Note, I don't test against LibreSSL, and compatibility is not
promised.
OpenSSL 1.1.0 will include native DANE support which may be enabled
in future versions of Postfix in preference to the original Postfix
version.
LibreSSL got a head start on cleaning up the OpenSSL code, which
is easier to do when you have no legacy install-base to worry about,
this is now changing.
I understand that your choice works for you, that's fine. Just
saying that for most Postfix users I'd recommend sticking with
OpenSSL and upgrading each of Postfix and OpenSSL as opportunities
arise.
I understand that.

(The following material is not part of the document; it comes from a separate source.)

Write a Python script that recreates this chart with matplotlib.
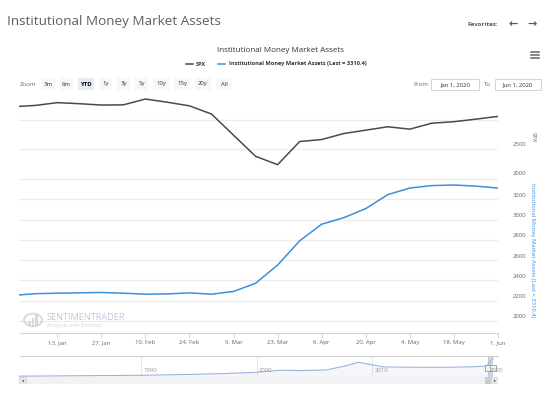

Upgrading the version on OpenSSL on RHEL/CentOS
systems is not recommended. You could install a newer version in
/usr/local or /opt but then you have to make sure all your executables
use the right one.
Red Hat also removes most of the ECC curves from their build of OpenSSL.
Using LibreSSL for me anyway solves all those issues. I can leave the
system OpenSSL alone and just build server packages against LibreSSL.